> _PROBLEM DESCRIPTION_: Reproduce the entire listing word for word.

─── GIVEN MATERIAL ───

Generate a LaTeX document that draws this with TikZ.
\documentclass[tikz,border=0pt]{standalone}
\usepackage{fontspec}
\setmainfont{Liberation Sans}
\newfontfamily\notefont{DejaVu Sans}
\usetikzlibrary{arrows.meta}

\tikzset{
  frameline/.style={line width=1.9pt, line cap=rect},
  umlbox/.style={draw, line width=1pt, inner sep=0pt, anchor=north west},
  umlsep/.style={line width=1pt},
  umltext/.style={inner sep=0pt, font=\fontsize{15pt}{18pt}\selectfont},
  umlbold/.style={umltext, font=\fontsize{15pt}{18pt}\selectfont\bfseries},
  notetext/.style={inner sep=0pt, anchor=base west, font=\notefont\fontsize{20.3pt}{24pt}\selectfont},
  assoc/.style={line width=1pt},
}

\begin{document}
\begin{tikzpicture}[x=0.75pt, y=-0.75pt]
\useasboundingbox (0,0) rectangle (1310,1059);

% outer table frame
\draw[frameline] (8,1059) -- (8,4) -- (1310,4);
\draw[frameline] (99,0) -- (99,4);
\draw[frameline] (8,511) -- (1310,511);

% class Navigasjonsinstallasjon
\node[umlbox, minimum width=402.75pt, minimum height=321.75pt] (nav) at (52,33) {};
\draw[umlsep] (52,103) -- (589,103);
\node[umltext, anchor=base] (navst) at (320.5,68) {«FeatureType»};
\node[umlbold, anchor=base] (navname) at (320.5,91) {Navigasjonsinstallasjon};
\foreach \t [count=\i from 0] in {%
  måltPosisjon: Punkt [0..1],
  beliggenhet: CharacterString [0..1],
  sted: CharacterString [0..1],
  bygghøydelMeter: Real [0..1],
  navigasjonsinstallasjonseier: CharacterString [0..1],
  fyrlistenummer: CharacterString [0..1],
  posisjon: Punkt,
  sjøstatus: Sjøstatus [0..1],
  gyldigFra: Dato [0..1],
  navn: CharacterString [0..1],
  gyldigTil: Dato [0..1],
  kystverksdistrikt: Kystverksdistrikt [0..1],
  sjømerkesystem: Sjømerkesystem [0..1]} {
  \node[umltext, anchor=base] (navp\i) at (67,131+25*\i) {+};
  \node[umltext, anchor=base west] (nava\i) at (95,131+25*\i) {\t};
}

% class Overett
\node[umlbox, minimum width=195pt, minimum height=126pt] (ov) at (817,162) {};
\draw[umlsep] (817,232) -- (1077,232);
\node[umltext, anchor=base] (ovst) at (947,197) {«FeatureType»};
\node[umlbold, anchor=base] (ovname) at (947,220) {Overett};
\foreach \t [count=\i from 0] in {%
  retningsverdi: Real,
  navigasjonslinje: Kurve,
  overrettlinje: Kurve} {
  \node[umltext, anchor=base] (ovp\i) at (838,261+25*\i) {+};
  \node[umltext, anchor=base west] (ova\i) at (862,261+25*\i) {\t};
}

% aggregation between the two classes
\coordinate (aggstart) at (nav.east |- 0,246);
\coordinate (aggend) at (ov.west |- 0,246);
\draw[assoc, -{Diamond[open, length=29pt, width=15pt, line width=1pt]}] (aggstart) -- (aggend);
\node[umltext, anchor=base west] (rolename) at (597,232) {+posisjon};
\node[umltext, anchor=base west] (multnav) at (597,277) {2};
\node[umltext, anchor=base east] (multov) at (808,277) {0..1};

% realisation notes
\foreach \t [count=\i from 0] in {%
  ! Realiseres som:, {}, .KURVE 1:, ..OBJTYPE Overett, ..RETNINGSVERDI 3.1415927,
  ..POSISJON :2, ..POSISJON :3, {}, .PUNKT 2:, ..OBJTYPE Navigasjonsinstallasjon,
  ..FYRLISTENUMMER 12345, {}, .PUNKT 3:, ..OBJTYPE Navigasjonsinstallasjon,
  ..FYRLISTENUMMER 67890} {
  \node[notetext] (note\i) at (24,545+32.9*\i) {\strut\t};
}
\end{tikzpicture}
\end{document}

───

> _TASK ANSWER_:
Generate a LaTeX document that draws this with TikZ.
\documentclass[tikz,border=0pt]{standalone}
\usepackage{fontspec}
\setmainfont{Liberation Sans}
\newfontfamily\notefont{DejaVu Sans}
\usetikzlibrary{arrows.meta}

\tikzset{
  frameline/.style={line width=1.9pt, line cap=rect},
  umlbox/.style={draw, line width=1pt, inner sep=0pt, anchor=north west},
  umlsep/.style={line width=1pt},
  umltext/.style={inner sep=0pt, font=\fontsize{15pt}{18pt}\selectfont},
  umlbold/.style={umltext, font=\fontsize{15pt}{18pt}\selectfont\bfseries},
  notetext/.style={inner sep=0pt, anchor=base west, font=\notefont\fontsize{20.3pt}{24pt}\selectfont},
  assoc/.style={line width=1pt},
}

\begin{document}
\begin{tikzpicture}[x=0.75pt, y=-0.75pt]
\useasboundingbox (0,0) rectangle (1310,1059);

% outer table frame
\draw[frameline] (8,1059) -- (8,4) -- (1310,4);
\draw[frameline] (99,0) -- (99,4);
\draw[frameline] (8,511) -- (1310,511);

% class Navigasjonsinstallasjon
\node[umlbox, minimum width=402.75pt, minimum height=321.75pt] (nav) at (52,33) {};
\draw[umlsep] (52,103) -- (589,103);
\node[umltext, anchor=base] (navst) at (320.5,68) {«FeatureType»};
\node[umlbold, anchor=base] (navname) at (320.5,91) {Navigasjonsinstallasjon};
\foreach \t [count=\i from 0] in {%
  måltPosisjon: Punkt [0..1],
  beliggenhet: CharacterString [0..1],
  sted: CharacterString [0..1],
  bygghøydelMeter: Real [0..1],
  navigasjonsinstallasjonseier: CharacterString [0..1],
  fyrlistenummer: CharacterString [0..1],
  posisjon: Punkt,
  sjøstatus: Sjøstatus [0..1],
  gyldigFra: Dato [0..1],
  navn: CharacterString [0..1],
  gyldigTil: Dato [0..1],
  kystverksdistrikt: Kystverksdistrikt [0..1],
  sjømerkesystem: Sjømerkesystem [0..1]} {
  \node[umltext, anchor=base] (navp\i) at (67,131+25*\i) {+};
  \node[umltext, anchor=base west] (nava\i) at (95,131+25*\i) {\t};
}

% class Overett
\node[umlbox, minimum width=195pt, minimum height=126pt] (ov) at (817,162) {};
\draw[umlsep] (817,232) -- (1077,232);
\node[umltext, anchor=base] (ovst) at (947,197) {«FeatureType»};
\node[umlbold, anchor=base] (ovname) at (947,220) {Overett};
\foreach \t [count=\i from 0] in {%
  retningsverdi: Real,
  navigasjonslinje: Kurve,
  overrettlinje: Kurve} {
  \node[umltext, anchor=base] (ovp\i) at (838,261+25*\i) {+};
  \node[umltext, anchor=base west] (ova\i) at (862,261+25*\i) {\t};
}

% aggregation between the two classes
\coordinate (aggstart) at (nav.east |- 0,246);
\coordinate (aggend) at (ov.west |- 0,246);
\draw[assoc, -{Diamond[open, length=29pt, width=15pt, line width=1pt]}] (aggstart) -- (aggend);
\node[umltext, anchor=base west] (rolename) at (597,232) {+posisjon};
\node[umltext, anchor=base west] (multnav) at (597,277) {2};
\node[umltext, anchor=base east] (multov) at (808,277) {0..1};

% realisation notes
\foreach \t [count=\i from 0] in {%
  ! Realiseres som:, {}, .KURVE 1:, ..OBJTYPE Overett, ..RETNINGSVERDI 3.1415927,
  ..POSISJON :2, ..POSISJON :3, {}, .PUNKT 2:, ..OBJTYPE Navigasjonsinstallasjon,
  ..FYRLISTENUMMER 12345, {}, .PUNKT 3:, ..OBJTYPE Navigasjonsinstallasjon,
  ..FYRLISTENUMMER 67890} {
  \node[notetext] (note\i) at (24,545+32.9*\i) {\strut\t};
}
\end{tikzpicture}
\end{document}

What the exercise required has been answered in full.